Quite frankly, this isn't my thing; although parts made me laugh and parts made me think, I found "Invisible Cities" as repetitive and cute as it is innovative and profound, its substance a slave to its structure, its philosophy more dimestore than rigorous. (The metafiction of "If on a Winter's Night a Traveler" and the allegory of "The Baron in the Trees" are more to my liking.) But this book will certainly gratify readers who long for fiction that aspires to Emersonian grandeur or who would prefer something more expansive than the bite-sized sketches offered by Borges.”
“Though exceedingly short (166 pages), Invisible Cities by the author Italo Calvino is so densely constructed that it takes just as long, if not longer to understand, much less even finish the book than it would normally with a three hundred page novel. Indeed, after finishing Calvino's work I'm convinced I'll have to read it again just to even be convinced that I even read it in the first place.

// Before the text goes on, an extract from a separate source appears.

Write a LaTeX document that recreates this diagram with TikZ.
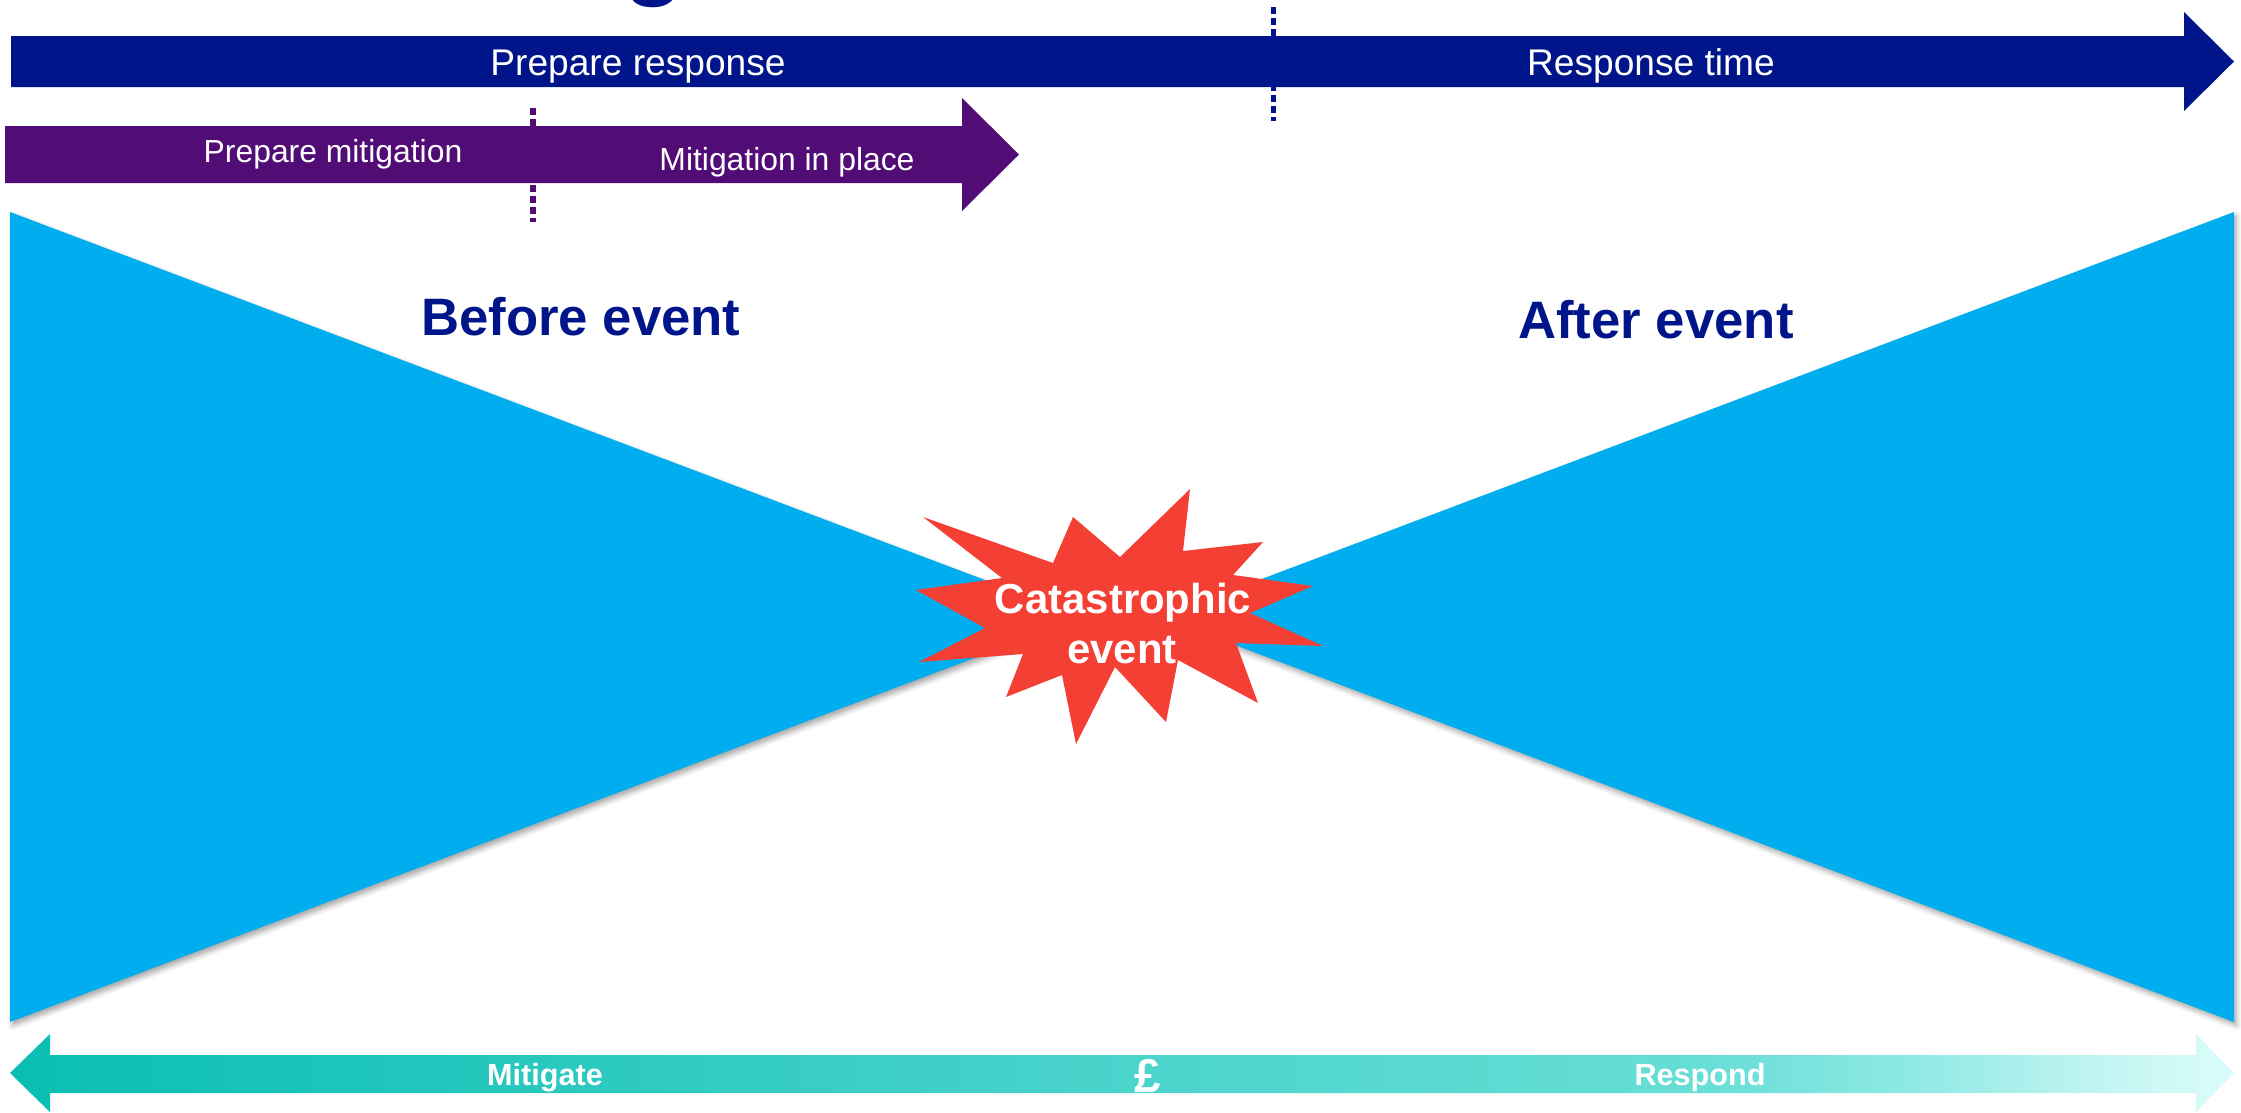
\documentclass[tikz,border=0pt]{standalone}
\usepackage{fontspec}
\setmainfont{Liberation Sans}
\usetikzlibrary{shadows.blur}

\definecolor{navy}{RGB}{0,21,137}
\definecolor{plum}{RGB}{81,12,118}
\definecolor{sky}{RGB}{0,174,239}
\definecolor{burst}{RGB}{244,63,52}

% teal band, lighter towards the right end
\pgfdeclarehorizontalshading{tealfade}{100bp}{
  rgb(0bp)=(0.04,0.745,0.70);
  rgb(25bp)=(0.04,0.745,0.70);
  rgb(50bp)=(0.29,0.83,0.80);
  rgb(63bp)=(0.40,0.87,0.84);
  rgb(67.5bp)=(0.55,0.91,0.89);
  rgb(72bp)=(0.76,0.96,0.95);
  rgb(75bp)=(0.86,0.99,0.98);
  rgb(100bp)=(0.86,0.99,0.98)}

\begin{document}
\begin{tikzpicture}[x=0.014cm, y=-0.014cm,
  toplabel/.style={text=white, anchor=base, inner sep=0pt, font=\fontsize{14.8}{17}\selectfont},
  midlabel/.style={text=white, anchor=base, inner sep=0pt, font=\fontsize{12.7}{15}\selectfont},
  sidelabel/.style={text=navy, anchor=base, inner sep=0pt, font=\bfseries\fontsize{21}{25}\selectfont},
  burstlabel/.style={text=white, anchor=base, inner sep=0pt, font=\bfseries\fontsize{16.7}{20}\selectfont},
  bandlabel/.style={text=white, anchor=base, inner sep=0pt, font=\bfseries\fontsize{12.2}{14}\selectfont},
  wing/.style={fill=sky, blur shadow={shadow xshift=1pt, shadow yshift=-1.5pt,
    shadow blur radius=2pt, shadow opacity=35}},
  tick/.style={line width=2pt, dash pattern=on 2.8pt off 1.6pt}]
\useasboundingbox (0,0) rectangle (2241,1112);
\pgfmathsetmacro\mid{1122}

% tail of the heading, mostly above the page
\node[text=navy, anchor=base, inner sep=0pt, font=\bfseries\fontsize{40}{48}\selectfont] (headg) at (654,-14) {g};

% time marks
\draw[navy, tick] (1273,7) -- (1273,121);
\draw[plum, tick] (533,108) -- (533,222);

% response bar
\fill[navy] (11,36) -- (2184,36) -- (2184,12) -- (2234,61.5) -- (2184,111) -- (2184,87) -- (11,87) -- cycle;
\node[toplabel] (prepresp) at (638,75) {Prepare response};
\node[toplabel] (resptime) at (1651,75) {Response time};

% mitigation bar
\fill[plum] (5,126) -- (962,126) -- (962,98) -- (1019,154.5) -- (962,211) -- (962,183) -- (5,183) -- cycle;
\node[midlabel] (prepmit) at (333,162) {Prepare mitigation};
\node[midlabel] (mitplace) at (787,170) {Mitigation in place};

% bow tie
\fill[wing] (10,212) -- (\mid-39,617) -- (10,1022) -- cycle;
\fill[wing] (2234,212) -- (\mid+39,617) -- (2234,1022) -- cycle;
\node[sidelabel] (before) at (581,335) {Before event};
\node[sidelabel] (after) at (1656,338) {After event};

% the event itself
\fill[burst] (923,517) -- (1053,563) -- (1073,517) -- (1120,557) -- (1190,489)
  -- (1183,551) -- (1263,542) -- (1233,575) -- (1313,586) -- (1250,613)
  -- (1323,646) -- (1236,643) -- (1258,703) -- (1178,660) -- (1166,722)
  -- (1115,667) -- (1076,744) -- (1062,675) -- (1006,697) -- (1023,654)
  -- (919,662) -- (985,628) -- (916,590) -- (1002,578) -- cycle;
\node[burstlabel] (catline) at (1123,613) {Catastrophic};
\node[burstlabel] (eventline) at (1122,663) {event};

% mitigate / respond band
\shade[shading=tealfade] (10,1073) -- (50,1034) -- (50,1055) -- (2196,1055) -- (2196,1034)
  -- (2234,1073) -- (2196,1112) -- (2196,1093) -- (50,1093) -- (50,1112) -- cycle;
\node[bandlabel] (mitigate) at (545,1085) {Mitigate};
\node[bandlabel] (respond) at (1700,1085) {Respond};
\node[text=white, anchor=base, inner sep=0pt, font=\bfseries\fontsize{18.9}{22}\selectfont] (pound) at (1148,1092) {£};
\end{tikzpicture}
\end{document}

But I think that sentiment speaks somewhat to the essence of the work itself. Briefly stated, Calvino's work is based around the visitations between Kublai Khan and Marco Polo, specifically their time spent in conversation about the cities Polo has traveled between in the great Khan's empire. The Khan, you understand, needs his amusement.
But as we progress through each of Polo's travels, we are increasingly forced to consider whether Polo is giving us the whole story, whether he actually has been to the distant places he so ably illustrates, whether they even exist at all. Fascinating is the interplay between Kublai Khan and Polo; was Calvino creating a dialogue among historical equals, or was Polo dangling a metaphorical carrot before the flummoxed Khan in an attempt to be clever or save his own skin?
Calvino, sadly no longer among us, equally confounds with his imagery in questioning just what exactly constitutes a city. His writing definitely fits the classification of fabulist lit, similar to magical realism, in which surreality takes center stage. It is a grand labyrinth, a philosophical conundrum that Calvino so artfully evokes.”